Recently, while roaming the winding medieval streets of Tallinn in Estonia I came upon an incredible structure that left me gawking like the accidental tourist I was. In front of me was the onion-domed wonder of the Nevsky Orthodox Cathedral. This sumptuous gilded and ornamented monument to creative genius had me spellbound. In its ornate, lavishly furnished interior I was able to instantly transition from tourist to pilgrim, able to immerse myself in what was nearly a numinous encounter. Yet, incredibly, the local residents consider this epic Cathedral to be an absolutely ordinary building with no meaningful history and hardly worthy of comment. The building is after all, only one hundred twenty years old in a town dating from the early 12th century. The locals have had one hundred twenty years to get used to the place. I had less than one hundred twenty minutes. It seemed that familiarity had rendered the exotic ordinary.
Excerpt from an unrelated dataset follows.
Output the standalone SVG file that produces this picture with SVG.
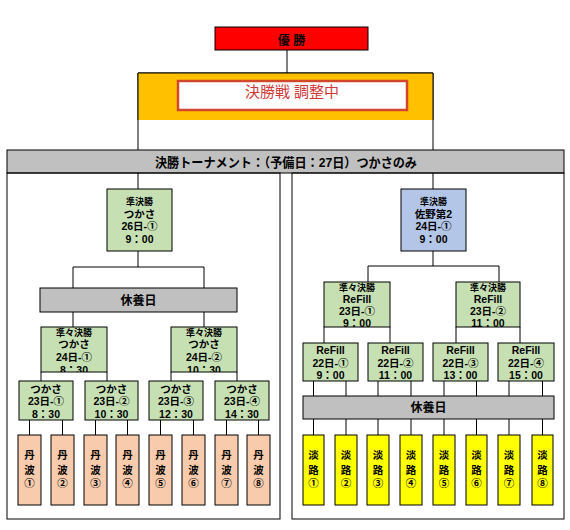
<svg xmlns="http://www.w3.org/2000/svg" width="570" height="530" viewBox="0 0 570 530">
<style>
.bx{stroke:#000;stroke-width:1}
.gr{fill:#C6E0B4}
.bl{fill:#B4C6E7}
.pe{fill:#F8CBAD}
.ye{fill:#FFFF00}
.gy{fill:#C0C0C0}
.ln{stroke:#000;stroke-width:1;fill:none}
text{font-family:"Liberation Sans","Noto Sans CJK JP",sans-serif;font-weight:bold;text-anchor:middle;fill:#000;font-size:10.5px}
.sm{font-size:9px}
.md{font-size:12px}
.ti{font-size:13px}
</style>
<defs>
<clipPath id="cq1" clipPathUnits="userSpaceOnUse"><rect x="41" y="327" width="66" height="45"/></clipPath>
<clipPath id="cq2" clipPathUnits="userSpaceOnUse"><rect x="171" y="327" width="66" height="45"/></clipPath>
</defs>
<rect width="570" height="530" fill="#fff"/>

<g id="connectors" class="ln">
<line x1="287" y1="50" x2="287" y2="73"/>
<line x1="138" y1="73" x2="138" y2="150"/>
<line x1="433" y1="73" x2="433" y2="150"/>
<line x1="138" y1="73" x2="433" y2="73"/>
<line x1="138" y1="173" x2="138" y2="189"/>
<line x1="433" y1="173" x2="433" y2="189"/>
<path d="M138 251V267M73 288V267H204V288"/>
<path d="M73 312V327M204 312V327"/>
<path d="M41 372V381M107 372V381M171 372V381M237 372V381"/>
<path d="M29.5 420V435M62.5 420V435M95.5 420V435M127.5 420V435M160.5 420V435M193.5 420V435M226.5 420V435M258.5 420V435"/>
<path d="M433 251V266M368 282V266H499V282"/>
<path d="M324 327V343M390 327V343M456 327V343M520 327V343"/>
<path d="M313.5 381V396M346 381V396M378 381V396M411 381V396M444 381V396M476.5 381V396M509 381V396M542.5 381V396"/>
<path d="M313.5 419V435M346 419V435M378 419V435M411 419V435M444 419V435M476.5 419V435M509 419V435M542.5 419V435"/>
</g>

<g id="champion">
<rect x="215" y="27" width="153" height="23" fill="#FF0000" class="bx"/>
<text x="291.5" y="45" class="md" xml:space="preserve">優 勝</text>
</g>

<g id="final">
<rect x="138" y="73" width="295" height="47" fill="#FFC000"/>
<line x1="138" y1="73" x2="433" y2="73" class="ln"/>
<line x1="138" y1="73" x2="138" y2="120" class="ln"/>
<line x1="433" y1="73" x2="433" y2="120" class="ln"/>
<rect x="178" y="81" width="229" height="29" fill="#fff" stroke="#D2472A" stroke-width="2.5"/>
<text x="292" y="96.5" style="font-size:15px;font-weight:normal;fill:#D03A3A">決勝戦 調整中</text>
</g>

<g id="title">
<rect x="7" y="150" width="557" height="23" class="bx gy"/>
<text x="286" y="166.5" class="ti" textLength="262" lengthAdjust="spacingAndGlyphs">決勝トーナメント：（予備日：27日）つかさのみ</text>
</g>

<g id="panel-left"><rect x="7" y="173" width="273" height="346" class="ln"/></g>
<g id="panel-right"><rect x="292" y="173" width="272" height="346" class="ln"/></g>

<g id="semi-left">
<rect x="107" y="189" width="65" height="62" class="bx gr"/>
<text x="139.5" y="205" class="sm">準決勝</text>
<text x="139.5" y="218">つかさ</text>
<text x="139.5" y="229.6">26日-①</text>
<text x="139.5" y="243">9：00</text>
</g>

<g id="rest-left">
<rect x="40" y="288" width="197" height="24" class="bx gy"/>
<text x="138.5" y="305" class="md">休養日</text>
</g>

<g id="qf-left-1">
<rect x="41" y="327" width="66" height="45" class="gr"/>
<g clip-path="url(#cq1)">
<text x="74" y="335.5" class="sm">準々決勝</text>
<text x="74" y="348">つかさ</text>
<text x="74" y="361">24日-①</text>
<text x="74" y="374">8：30</text>
</g>
<rect x="41" y="327" width="66" height="45" class="bx" fill="none"/>
</g>

<g id="qf-left-2">
<rect x="171" y="327" width="66" height="45" class="gr"/>
<g clip-path="url(#cq2)">
<text x="204" y="335.5" class="sm">準々決勝</text>
<text x="204" y="348">つかさ</text>
<text x="204" y="361">24日-②</text>
<text x="204" y="374">10：30</text>
</g>
<rect x="171" y="327" width="66" height="45" class="bx" fill="none"/>
</g>

<g id="r1-left-1">
<rect x="19" y="381" width="54" height="39" class="bx gr"/>
<text x="46" y="393">つかさ</text>
<text x="46" y="405.2">23日-①</text>
<text x="46" y="417.5">8：30</text>
</g>
<g id="r1-left-2">
<rect x="85" y="381" width="53" height="39" class="bx gr"/>
<text x="111.5" y="393">つかさ</text>
<text x="111.5" y="405.2">23日-②</text>
<text x="111.5" y="417.5">10：30</text>
</g>
<g id="r1-left-3">
<rect x="149" y="381" width="54" height="39" class="bx gr"/>
<text x="176" y="393">つかさ</text>
<text x="176" y="405.2">23日-③</text>
<text x="176" y="417.5">12：30</text>
</g>
<g id="r1-left-4">
<rect x="215" y="381" width="54" height="39" class="bx gr"/>
<text x="242" y="393">つかさ</text>
<text x="242" y="405.2">23日-④</text>
<text x="242" y="417.5">14：30</text>
</g>

<g id="tamba-1"><rect x="18" y="435" width="23" height="70" class="bx pe"/><text x="29.5" y="459">丹</text><text x="29.5" y="474">波</text><text x="29.5" y="487">①</text></g>
<g id="tamba-2"><rect x="51" y="435" width="23" height="70" class="bx pe"/><text x="62.5" y="459">丹</text><text x="62.5" y="474">波</text><text x="62.5" y="487">②</text></g>
<g id="tamba-3"><rect x="84" y="435" width="23" height="70" class="bx pe"/><text x="95.5" y="459">丹</text><text x="95.5" y="474">波</text><text x="95.5" y="487">③</text></g>
<g id="tamba-4"><rect x="116" y="435" width="23" height="70" class="bx pe"/><text x="127.5" y="459">丹</text><text x="127.5" y="474">波</text><text x="127.5" y="487">④</text></g>
<g id="tamba-5"><rect x="149" y="435" width="23" height="70" class="bx pe"/><text x="160.5" y="459">丹</text><text x="160.5" y="474">波</text><text x="160.5" y="487">⑤</text></g>
<g id="tamba-6"><rect x="182" y="435" width="23" height="70" class="bx pe"/><text x="193.5" y="459">丹</text><text x="193.5" y="474">波</text><text x="193.5" y="487">⑥</text></g>
<g id="tamba-7"><rect x="215" y="435" width="23" height="70" class="bx pe"/><text x="226.5" y="459">丹</text><text x="226.5" y="474">波</text><text x="226.5" y="487">⑦</text></g>
<g id="tamba-8"><rect x="247" y="435" width="23" height="70" class="bx pe"/><text x="258.5" y="459">丹</text><text x="258.5" y="474">波</text><text x="258.5" y="487">⑧</text></g>

<g id="semi-right">
<rect x="401" y="189" width="65" height="62" class="bx bl"/>
<text x="433.5" y="205" class="sm">準決勝</text>
<text x="433.5" y="218">佐野第2</text>
<text x="433.5" y="229.6">24日-①</text>
<text x="433.5" y="243">9：00</text>
</g>

<g id="qf-right-1">
<rect x="324" y="282" width="66" height="45" class="bx gr"/>
<text x="357" y="290.5" class="sm">準々決勝</text>
<text x="357" y="303">ReFill</text>
<text x="357" y="315">23日-①</text>
<text x="357" y="327">9：00</text>
</g>
<g id="qf-right-2">
<rect x="456" y="282" width="64" height="45" class="bx gr"/>
<text x="488" y="290.5" class="sm">準々決勝</text>
<text x="488" y="303">ReFill</text>
<text x="488" y="315">23日-②</text>
<text x="488" y="327">11：00</text>
</g>

<g id="r1-right-1">
<rect x="303" y="343" width="55" height="38" class="bx gr"/>
<text x="330.5" y="354">ReFill</text>
<text x="330.5" y="367">22日-①</text>
<text x="330.5" y="379">9：00</text>
</g>
<g id="r1-right-2">
<rect x="368" y="343" width="55" height="38" class="bx gr"/>
<text x="395.5" y="354">ReFill</text>
<text x="395.5" y="367">22日-②</text>
<text x="395.5" y="379">11：00</text>
</g>
<g id="r1-right-3">
<rect x="433" y="343" width="55" height="38" class="bx gr"/>
<text x="460.5" y="354">ReFill</text>
<text x="460.5" y="367">22日-③</text>
<text x="460.5" y="379">13：00</text>
</g>
<g id="r1-right-4">
<rect x="498" y="343" width="56" height="38" class="bx gr"/>
<text x="526" y="354">ReFill</text>
<text x="526" y="367">22日-④</text>
<text x="526" y="379">15：00</text>
</g>

<g id="rest-right">
<rect x="303" y="396" width="251" height="23" class="bx gy"/>
<text x="428.5" y="412" class="md">休養日</text>
</g>

<g id="awaji-1"><rect x="303" y="435" width="21" height="70" class="bx ye"/><text x="313.5" y="459">淡</text><text x="313.5" y="474">路</text><text x="313.5" y="487">①</text></g>
<g id="awaji-2"><rect x="335" y="435" width="22" height="70" class="bx ye"/><text x="346" y="459">淡</text><text x="346" y="474">路</text><text x="346" y="487">②</text></g>
<g id="awaji-3"><rect x="367" y="435" width="22" height="70" class="bx ye"/><text x="378" y="459">淡</text><text x="378" y="474">路</text><text x="378" y="487">③</text></g>
<g id="awaji-4"><rect x="400" y="435" width="22" height="70" class="bx ye"/><text x="411" y="459">淡</text><text x="411" y="474">路</text><text x="411" y="487">④</text></g>
<g id="awaji-5"><rect x="433" y="435" width="22" height="70" class="bx ye"/><text x="444" y="459">淡</text><text x="444" y="474">路</text><text x="444" y="487">⑤</text></g>
<g id="awaji-6"><rect x="466" y="435" width="21" height="70" class="bx ye"/><text x="476.5" y="459">淡</text><text x="476.5" y="474">路</text><text x="476.5" y="487">⑥</text></g>
<g id="awaji-7"><rect x="498" y="435" width="22" height="70" class="bx ye"/><text x="509" y="459">淡</text><text x="509" y="474">路</text><text x="509" y="487">⑦</text></g>
<g id="awaji-8"><rect x="532" y="435" width="21" height="70" class="bx ye"/><text x="542.5" y="459">淡</text><text x="542.5" y="474">路</text><text x="542.5" y="487">⑧</text></g>
</svg>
For ten days now I have been on an amazing journey to visit the world, granted by British Airways as the ultimate prize for an essay contest. I’ve been immersed in inconceivably grand experiences and have met some truly impressive and inspiring people. I’ve also eaten a lot of meals by myself. What I have not experienced since getting into my car to make a hurried journey to the first of many airports is hearing my name called out from the other side of the street, seeing a familiar face for the first time in a very long time, getting a smile of recognition, being asked for a hug.

Being alone in a vast city of twelve million for many days can present a certain kind of challenge. One is in very close physical proximity to all of these people, even touching in crowded subways and public venues, yet a vast chasm exists between we mutual strangers. There is a contented solitude one can experience in these times, but there remains risk for devolving into self pity and loneliness. Vigilance as to one’s true good fortune is imperative.

Having just embarked on a four-hour train ride to see something old and very familiar, it seems my real journey has just now begun; a journey back in time. After this pleasant time of contemplation in the English countryside I will alight onto a platform in a small village where I will hear my name called out from the other side of the street, see a familiar face for the first time in a very long time, get a smile of recognition, be asked for a hug. On that platform will be two good friends who are there simply because I am there, ones I have not seen in years. The concept of two dear friends waiting for me on that platform is simply … exotic.

Truly, one of the greatest joys in life is coming home, hearing my name called out from the other side of the street, seeing a familiar face for the first time in a very long time, getting a smile of recognition, being asked for a hug. Home just might be the most exotic place on earth. Just open your front door and look out. You might see true color for the first time. Just ask Dorothy and Toto.